To be fair, there are two caveats in this surah in which the author acknowledges that not all will acknowledge the active presence of Allah:

God always prevails in His purpose, though most people do not realize it. (12:21)

My Lord is most subtle in achieving what He will. (12:10)

It seems what we are finding here is a stronger view of the providence of God in Islam than in some versions of Christianity.  A fundamental tenet in Muslim theology is the supreme power of Allah.  He controls all things.  This is best said in this passage by Jacob, “all power is in God’s hands” (12:67).  If it happens, it is because it is God’s will.  You will notice many modern Muslims will qualify their plans with insha Allah (If God wills it so) because of this view.  Previously we have read this ayah:

Nothing will happen to us except what God has written for us. (9:51)

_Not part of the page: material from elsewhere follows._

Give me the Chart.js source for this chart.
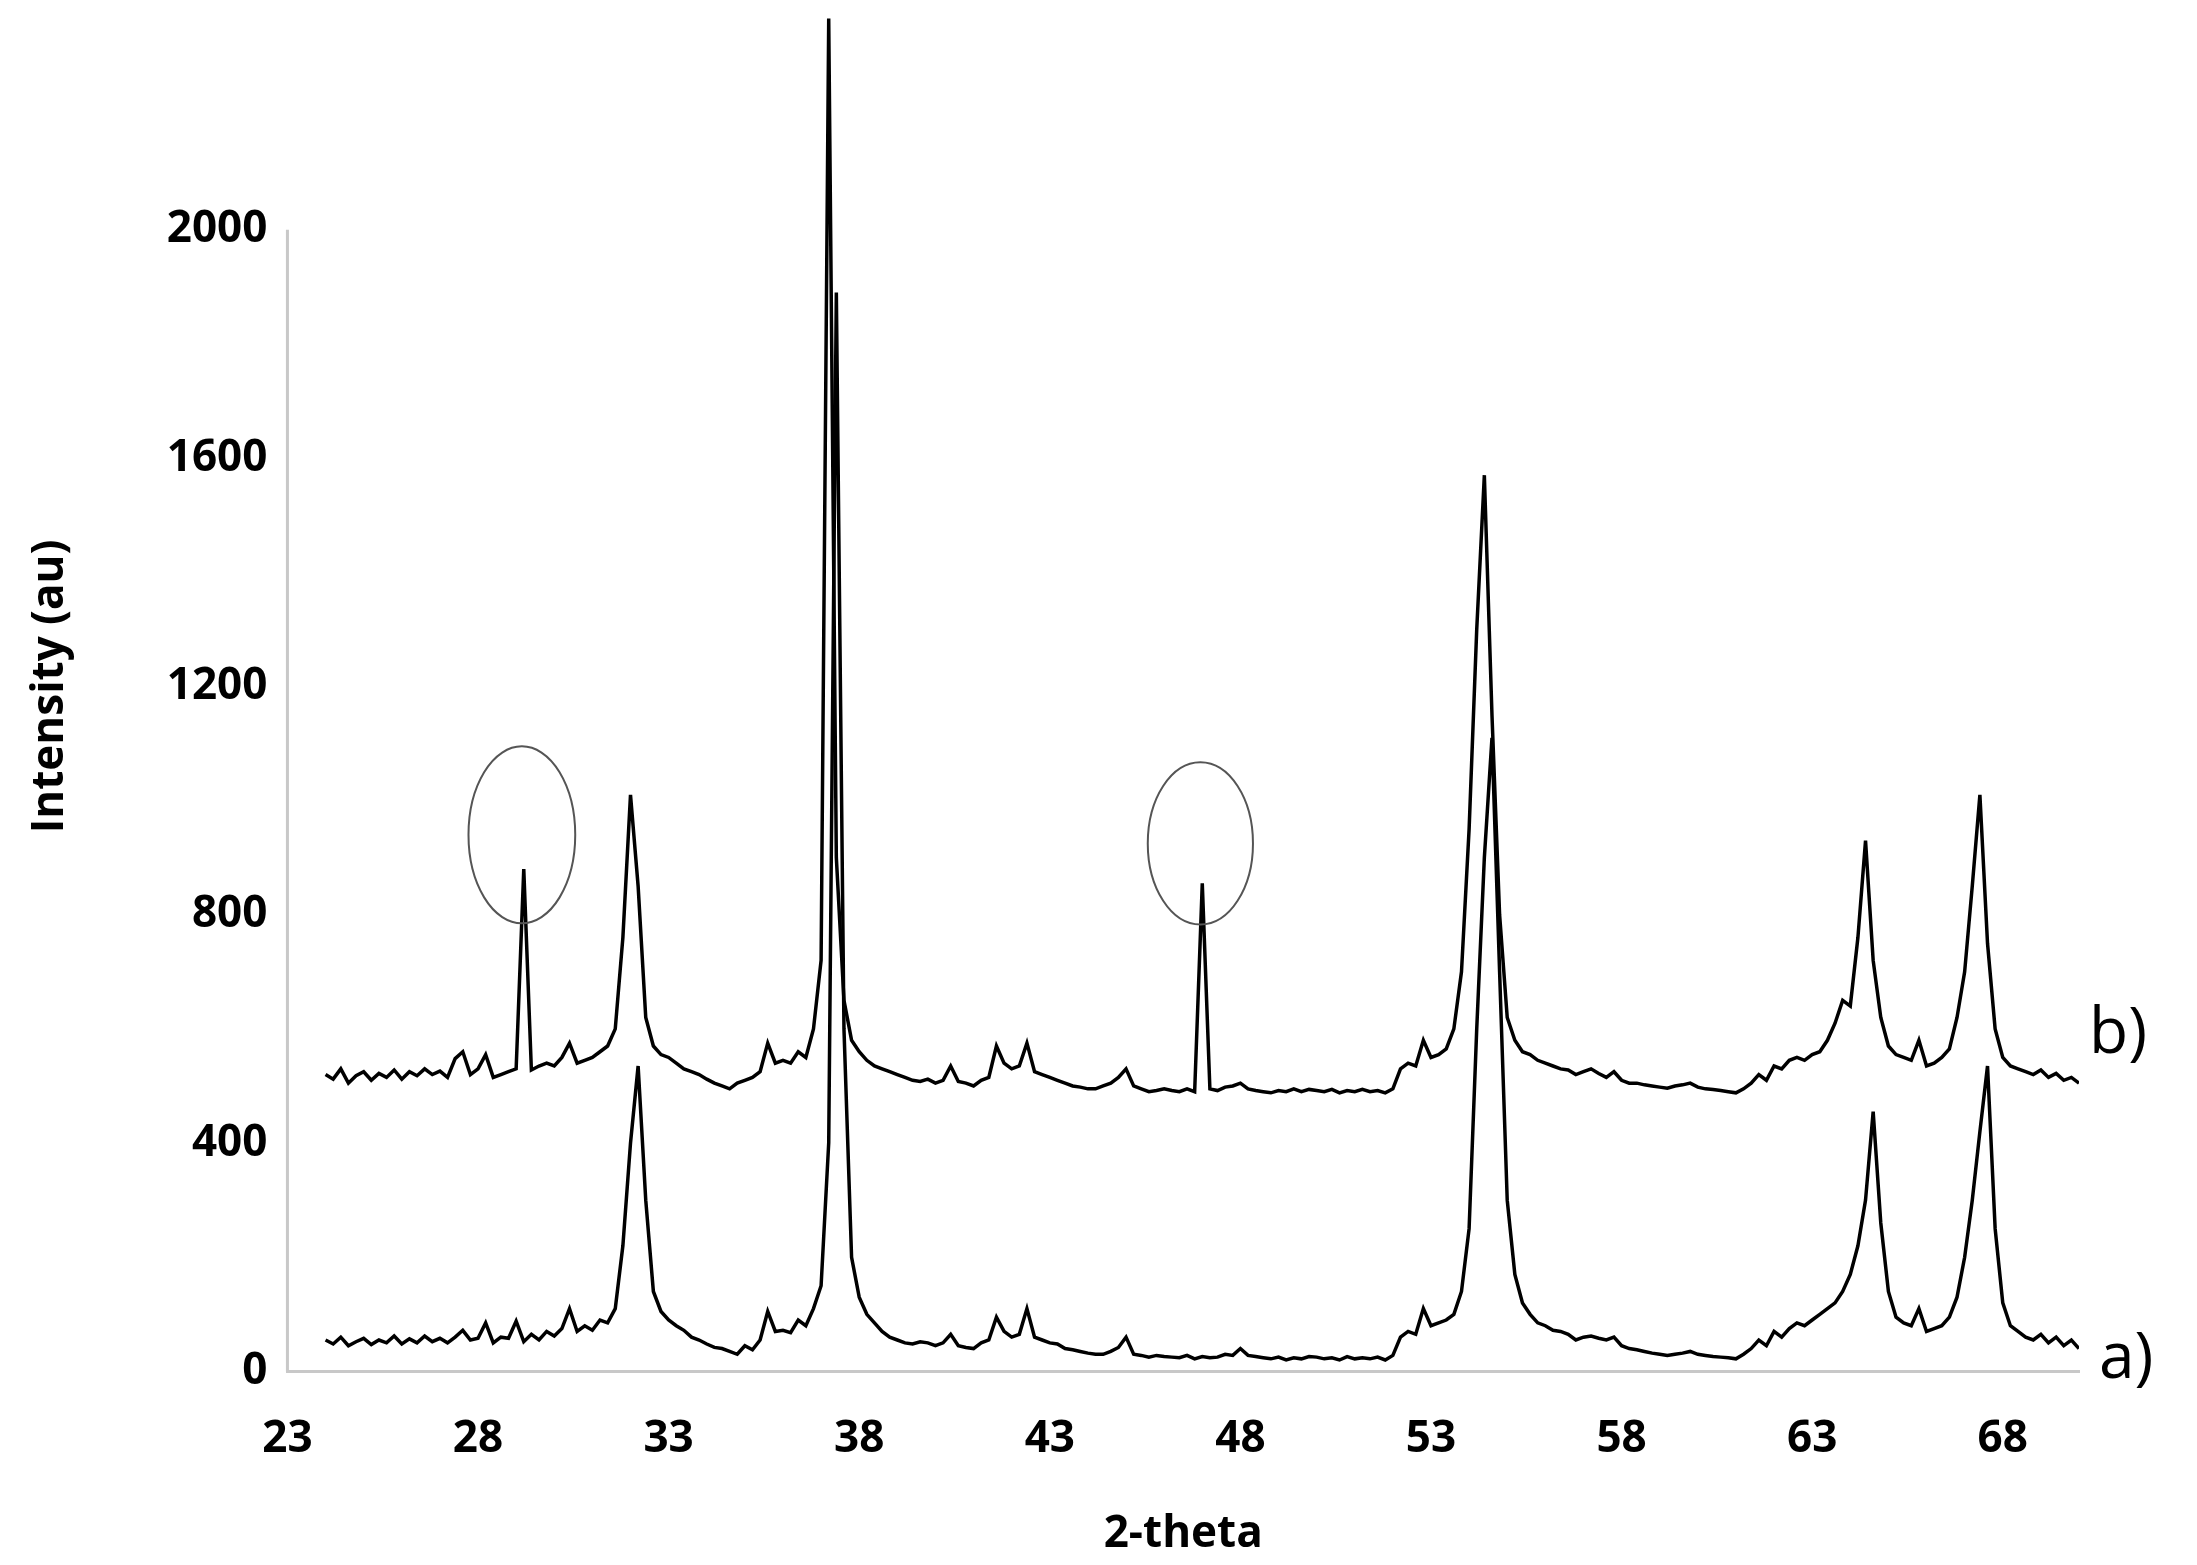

In the Qur’an, God is the active, providential overseer and engineer of all things.  Allah cannot be anything less than active and involved.  It appears we are seeing an aspect of Islamic theology that is non-negotiable.  At least amongst the majority of Muslim theologies, there is no room for an “elusive presence” or “hidden God.”  This is a very high version of God, but it is also a very controlling version.  Allah is not the responsive God of open theism or process theology.  He is not the accommodating God of theologies that uphold the freedom of humanity.  Of course, there are versions of Calvinistic Christianity that have a similar view of God’s sovereignty.

Maybe the supreme control of God is a comforting idea.  Maybe it is troublesome because there are things that happen that we do not want to associate with God’s agency.  Maybe this just doesn’t conform to our experience.  How do you feel about it?